“I think there’s a much bigger problem [than media bias], and that is the people who are watching and reading us, who are not looking for the best obtainable version of the truth, who are not interested in unbiased reporting, rather who are looking for information to what they already believe, their political beliefs, their ideological beliefs.” -- Carl Bernstein, CNN political commentator

A mass communications professor was asked at a TV forum why Rodrigo Duterte, front-running candidate for president, still surged in the survey ratings despite the string of controversies to which he was linked and the tons of bad press that he got.

Was it due to people’s lack of trust in the media? People would rather believe the propaganda of supporters in the social media than the news reports and commentaries in newspapers on radio and TV?

The mass-com teacher said he credits it more to the “Duterte phenomenon,” the feat of a candidate in “mesmerizing” a large segment of the populace -- which cuts across boundaries of age, wealth and education -- and converting them into adherents who no longer question anything that would shake their faith in him.

Mainstream media has reported and commented on the serial incidents and disclosures that stab into Duterte’s character. Most recently: his sexual joke about an Australian rape-murder victim (admitted) and the existence of multiple bank accounts involving large sums of money (denied, then admitted but amounts involved are disputed). Yet most social media commentaries ignored or disbelieved them, some even distorting facts to deny, justify and otherwise defend Duterte’s behavior.

Bernstein’s theory

CNN’s Carl Bernstein, a veteran of “Time” magazine and “Washington Post” (where he and Bob Woodward won for their paper a Pulitzer prize on the Watergate scandal coverage), believes many audiences don’t watch or read media that tries to get at the truth but only media that confirms what they already believe in: expecting the media to validate the precept they espouse.

Social media users who have chosen Duterte as their president won’t or can’t accept any information that makes him less than the messiah they depict him to be, the avenging angel with a Glock who would litter the streets with bodies of drug lords and other crime suspects.

So they tear at any accusation against Duterte, no matter how factual, and reject any suspicion about his integrity, no matter how plausible.

Bernstein is looking at the U.S. situation where followers of GOP presumptive presidential nominee Donald Trump distrust and flog mainstream media, where people already hooked on Trump’s mission would have no tolerance for information that clashes with it.

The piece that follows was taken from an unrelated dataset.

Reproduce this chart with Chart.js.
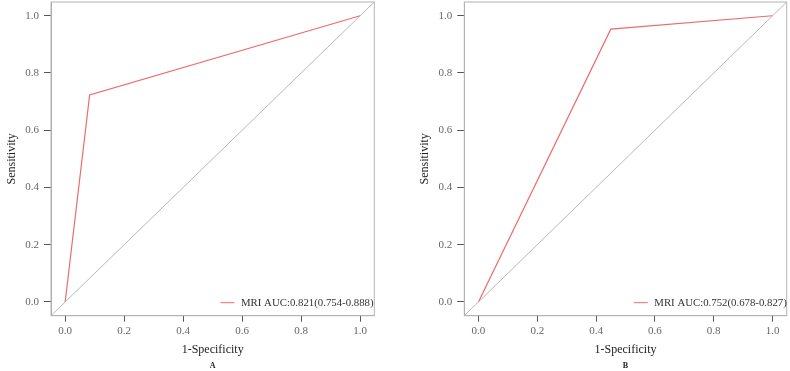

As a result, networks like Fox News produce news and commentary to fit what their audience wants. Bernstein thus blames the public for the media bias, or viewed in another way, for the public’s distrust in media.

An Associated Press (A.P.) survey released last April 17 said just six per cent of Americans trust the media. (Separate item.)

Why it won’t stand

That theory though may not stand serious scrutiny, even or especially in the local setting, if one considers that:

-- Most consumers must still prefer their media to give them the truth, to inform their decisions and help them cope with their daily lives;

-- Most media organizations must still adhere to age-old principles of fairness, accuracy and completeness;

-- News and comments in social media portals such as Facebook and Twitter are still viewed differently from, or not trusted as much as, the content of established news organizations, in regular platform or online.

Same work

It’s still the same work for “old media” but with newer tools and bigger challenge: how to get at what’s closer to the truth, amid confusing and annoying insults, inanities and distortions of facts and logic, which shun whatever doesn’t conform with how they look at things.

And that task must include guiding users of social media to sources of information that would reliably put to an exacting test their more important decisions, such as choosing the country’s president.

[publicandstandards@sunstar.com.ph or paseares@gmail.com]

Public trust dips to 6% but not all bad for U.S. media

The April 17-circulated poll came from the Media Insight Project, partnered by Associated Press-NORC Center for Public Affairs Research and American Press Institute.

Other than the six per cent trust rating, what useful things for media does it tell?

  • Americans are increasingly skeptical of the news industry but consumers do value broad concepts of “fairness, balance, accuracy and completeness.”
  • Most important thing news organizations can do is to be accurate; “we know it is a high value but the study re-enforces that.”